KONDRACKE: I don't think it is--it's not the end of the story, because the end of story, we have been hearing forecasts of it for a while. Even Mitch McConnell, the Republican leader who is conservative and has been a down the line supporter of President Bush, has said that in September there is going to have to be a change of strategy. And Lamar Alexander and others are sponsoring an amendment that says that the Iraq Study Group ought to be the basis of future policy.
And that is essentially what Lugar said, that the surge is not working, we have to start looking at a plan B. And the plan B is a lot like what the Iraq Study Group propose.

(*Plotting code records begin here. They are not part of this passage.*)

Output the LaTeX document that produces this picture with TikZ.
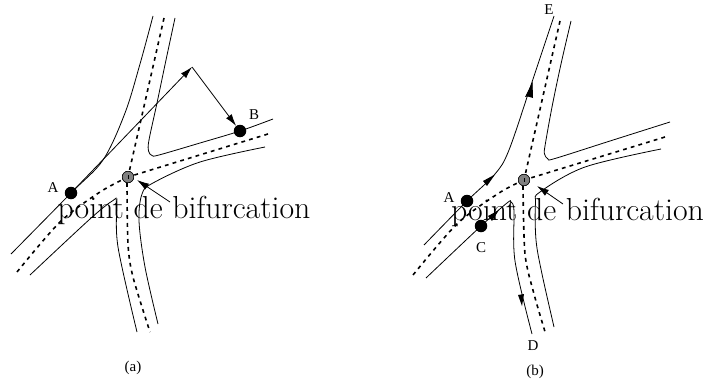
\documentclass[tikz,border=0pt]{standalone}
\usepackage{fontspec}
\newfontfamily\smallserif{Liberation Serif}
\usetikzlibrary{arrows.meta}
\tikzset{
  road/.style={line width=0.8pt,smooth,tension=0.55},
  centre/.style={line width=1.6pt,dash pattern=on 3.8pt off 4.2pt},
  dotnode/.style={circle,fill=black,draw=none,minimum size=12.5pt,inner sep=0pt},
  junction/.style={circle,fill=black!50,draw=black,line width=0.5pt,minimum size=11.5pt,inner sep=0pt},
  tag/.style={font=\smallserif\fontsize{15}{16}\selectfont,inner sep=0pt},
  big/.style={font=\fontsize{31.8}{34}\selectfont,inner sep=0pt,anchor=base},
  arr/.style={line width=0.8pt,-{Latex[length=12pt,width=7pt]}},
  headfill/.style={fill=black,draw=none}
}
\begin{document}
\begin{tikzpicture}[x=1pt,y=-1pt]
\useasboundingbox (0,0) rectangle (704,388);
% panel (a)
\node[junction] (ja) at (128,177) {};
\node[dotnode] (pA) at (71,193) {};
\node[dotnode] (pB) at (240,131) {};
\coordinate (apex) at (192,67);
\draw[road] plot coordinates {(153,16) (140,64) (125,113) (103,160) (71,193) (11,254)};
\draw[road] plot coordinates {(175,18) (166,60) (157,103) (149,140) (148.5,151) (152,155.5) (159,155) (200,143) (240,131) (273,119)};
\draw[road] plot coordinates {(265,147) (200,162) (153,183) (142,194) (139,221) (145,267) (158,324)};
\draw[road] plot coordinates {(30,275) (90,219) (113,200.5) (116.5,203) (118,247) (137,332)};
\draw[centre] (164,18) -- (128,177);
\draw[centre] plot[smooth,tension=0.5] coordinates {(127,183) (128,244) (133,277) (150,332)};
\draw[centre] (268,134) -- (128,177);
\draw[centre] plot[smooth,tension=0.5] coordinates {(128,177) (100,192) (60,222) (17,272)};
\draw[arr] (pA) -- (apex);
\draw[arr] (apex) -- (pB);
\node[junction] at (ja) {};
\draw[line width=1pt] (128,175) -- (128,179);
\coordinate (pa1) at (170,202);
\draw[arr] (pa1) -- ([shift={(9,3)}]ja.center);
\node[tag] (la) at (53,188) {A};
\node[tag] (lb) at (254,115) {B};
\node[tag] (capa) at (133,368) {(a)};
\node[big] (pta) at (184,218.5) {point de bifurcation};
% panel (b)
\node[junction] (jb) at (524,180) {};
\node[dotnode] (qA) at (467,201) {};
\node[dotnode] (qC) at (481,226) {};
\coordinate (qE) at (554,16);
\coordinate (qD) at (532,334);
\draw[road] plot coordinates {(qE) (532,82) (509,150) (495,174) (467,201) (424,245)};
\draw[road] plot coordinates {(571,21) (561,64) (552,107) (545,146) (544.5,154) (548,159) (555,158.5) (610,141) (670,122)};
\draw[road] plot coordinates {(661,149) (585,167) (540,192) (535.5,203) (536,240) (542,274) (554,327)};
\draw[road] plot coordinates {(426,278) (qC) (507,203) (511,202) (514,211) (515,261) (qD)};
\draw[centre] (560,21) -- (jb);
\draw[centre] plot[smooth,tension=0.5] coordinates {(523,186) (525,254) (534,294) (546,335)};
\draw[centre] (665,137) -- (jb);
\draw[centre] plot[smooth,tension=0.5] coordinates {(524,180) (499,193) (457,224) (413,275)};
\fill[headfill] (532.5,82) -- (525,97) -- (532,95) -- cycle;
\fill[headfill] (532.5,82) -- (526,96) -- (533,98) -- cycle;
\fill[headfill] (495,174.5) -- (483,181) -- (487,186) -- cycle;
\fill[headfill] (499,210) -- (488,216) -- (492,221) -- cycle;
\fill[headfill] (522,306) -- (518,295) -- (524,294) -- cycle;
\node[junction] at (jb) {};
\draw[line width=1pt] (524,178) -- (524,182);
\coordinate (pb1) at (563,204);
\draw[arr] (pb1) -- ([shift={(13,6)}]jb.center);
\node[tag] (le) at (549,10) {E};
\node[tag] (lA) at (449,198) {A};
\node[tag] (lc) at (481,248) {C};
\node[tag] (ld) at (533,346) {D};
\node[tag] (capb) at (535,372) {(b)};
\node[big] (ptb) at (577.5,220.5) {point de bifurcation};
\end{tikzpicture}
\end{document}
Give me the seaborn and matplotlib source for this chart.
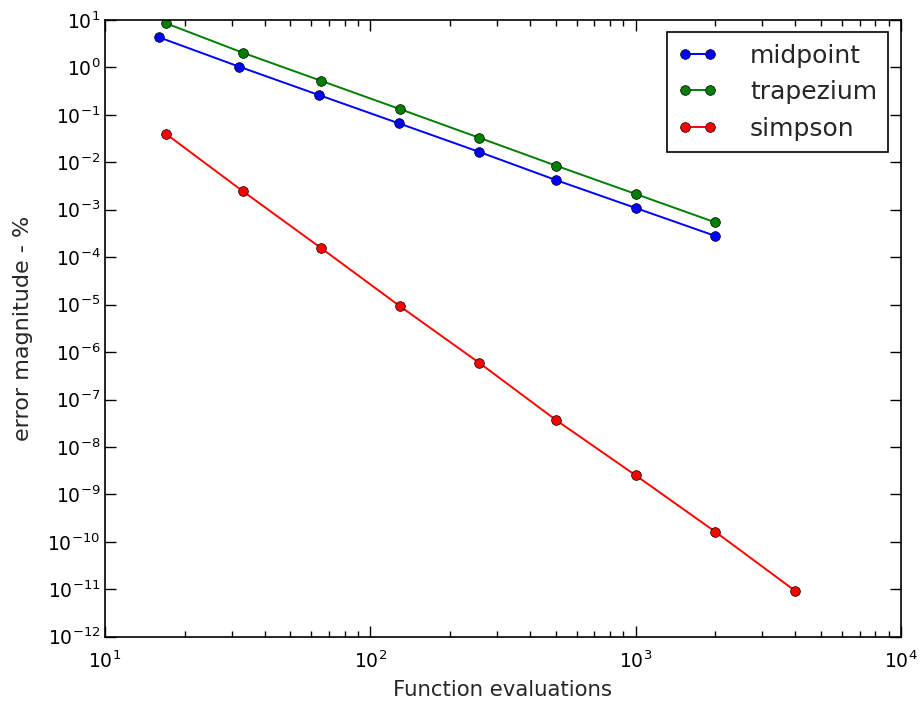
import numpy as np
import pandas as pd
import matplotlib
matplotlib.use("Agg")
import matplotlib.pyplot as plt
from matplotlib.ticker import LogLocator, NullLocator
import seaborn as sns

# Convergence of three quadrature rules: error vs number of function evaluations
methods = ["midpoint", "trapezium", "simpson"]

midpoint_evals = [16, 32, 64, 128, 256, 500, 1000, 2000]
midpoint_error = [4.3, 1.04, 0.262, 0.0664, 0.01675, 0.00424, 0.00109, 2.8e-4]

trapezium_evals = [17, 33, 65, 129, 257, 501, 1001, 2001]
trapezium_error = [8.5, 2.05, 0.526, 0.133, 0.033, 0.0085, 0.00215, 5.4e-4]

simpson_evals = [17, 33, 65, 129, 257, 501, 1001, 2001, 4001]
simpson_error = [0.0395, 0.00248, 1.58e-4, 9.35e-6, 5.97e-7, 3.7e-8,
                 2.52e-9, 1.62e-10, 9.2e-12]

colors = {"midpoint": "#0000ff", "trapezium": "#007f00", "simpson": "#ff0000"}

frames = []
for name, xs, ys in [("midpoint", midpoint_evals, midpoint_error),
                     ("trapezium", trapezium_evals, trapezium_error),
                     ("simpson", simpson_evals, simpson_error)]:
    frames.append(pd.DataFrame({"evals": xs, "error": ys, "method": name}))
df = pd.concat(frames, ignore_index=True)

sns.set_style("ticks")
plt.rcParams["font.family"] = ["DejaVu Sans"]
plt.rcParams["axes.unicode_minus"] = False

fig = plt.figure(figsize=(9.23, 7.01), dpi=100)
ax = fig.add_axes([0.1138, 0.0917, 0.8622, 0.8798])

sns.lineplot(data=df, x="evals", y="error", hue="method", hue_order=methods,
             palette=colors, marker="o", markersize=7, markeredgecolor="black",
             markeredgewidth=0.5, linewidth=1.4, estimator=None, sort=True,
             legend=False, ax=ax)

ax.set_xscale("log")
ax.set_yscale("log")
ax.set_xlim(10, 1e4)
ax.set_ylim(1e-12, 10)

ax.yaxis.set_major_locator(LogLocator(base=10, numticks=30))
ax.yaxis.set_minor_locator(NullLocator())
ax.xaxis.set_major_locator(LogLocator(base=10, numticks=10))
ax.xaxis.set_minor_locator(LogLocator(base=10, subs=np.arange(2, 10), numticks=50))

ax.tick_params(which="both", direction="in", top=True, right=True,
               colors="black", labelsize=13.5)
ax.tick_params(which="major", length=8, width=1)
ax.tick_params(which="minor", length=4, width=1)
ax.tick_params(axis="x", pad=10)
for s in ax.spines.values():
    s.set_color("black")
    s.set_linewidth(1.2)

ax.set_xlabel("Function evaluations", fontsize=15.3, labelpad=6)
ax.set_ylabel("error magnitude - %", fontsize=16, labelpad=10)

handles = ax.get_lines()[:3]
leg = ax.legend(handles, methods, loc="upper right", numpoints=2,
                fontsize=18, frameon=True, fancybox=False,
                borderaxespad=0.5, borderpad=0.45, labelspacing=0.5,
                handlelength=1.6, handletextpad=1.28)
leg.get_frame().set_edgecolor("black")
leg.get_frame().set_linewidth(1.2)
leg.get_frame().set_alpha(1)

fig.savefig("out.png", dpi=100)
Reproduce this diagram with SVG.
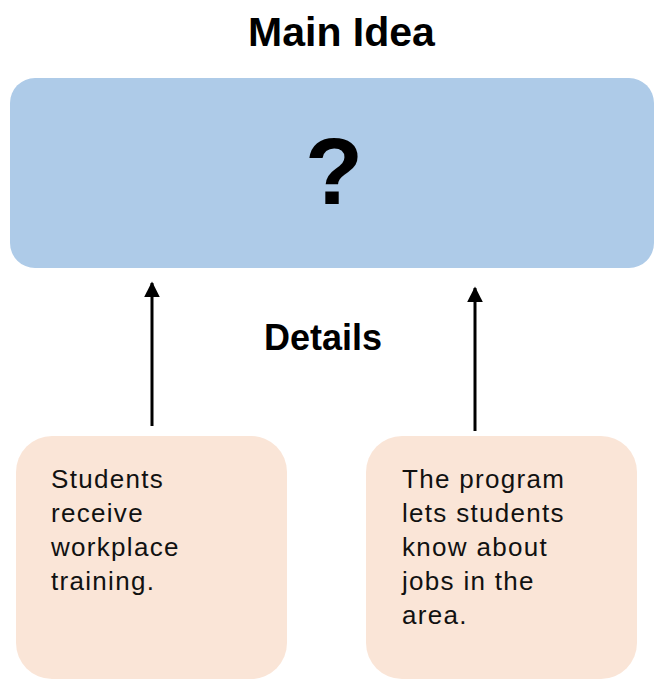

LIASSON: Look, I don't think--this might be a turning point, we don't know yet. But I think it is a pretty serious step along the road that seems to be--there seems to be a consensus forming. When you have Mitch McConnell, and Dick Lugar, and other Republicans talking about something has to change in September, and that something is some kind of a draw down. Even the generals are talking about that, being able to do that.
I think it is important. And I think--
HUME: So the surge gets up to speed in June and allowed to proceed for what, three months?
LIASSON: Maybe longer.
HUME: And then they start the drawdown then, or are you talking about some later drawdown?
LIASSON: Well, maybe longer. He's talking about a plan to do that. And what he said that was interesting is he said one of the problems is that the prospects for the success of surge are too dependent on the action of others who don't share our agenda. Meaning--
HUME: The Iraqis?
LIASSON: Yes. Even if you provide the security that space that the security was supposed to provide for political reconciliation, that part of it, which only the Iraqis can do, isn't happening.
BARNES: I admire Senator Lugar. He is totally wrong the about this.
The speech, when you stop and think about it, it's a ridiculous speech. He says he wants to stop the surge, stop the counterinsurgency, move the troops of combat, and then that will achieve four goals: no terrorists haven in Iraq, less sectarian violence, it will prevent Iranian domination, and limit the U.S. loss of credibility.
Those are the things--those are what he will achieve. It's only the surge and the counterinsurgency and its chance of winning in Iraq that will achieve those goals. And he thinks they will be achieved by doing the opposite. He is just totally wrong about this.
KONDRACKE: This is all premised op notion, which I'm afraid is the reality, that America lacks what our ambassador there calls "strategic patience," and that the time is going to run out, and that we ought to plan ahead for it.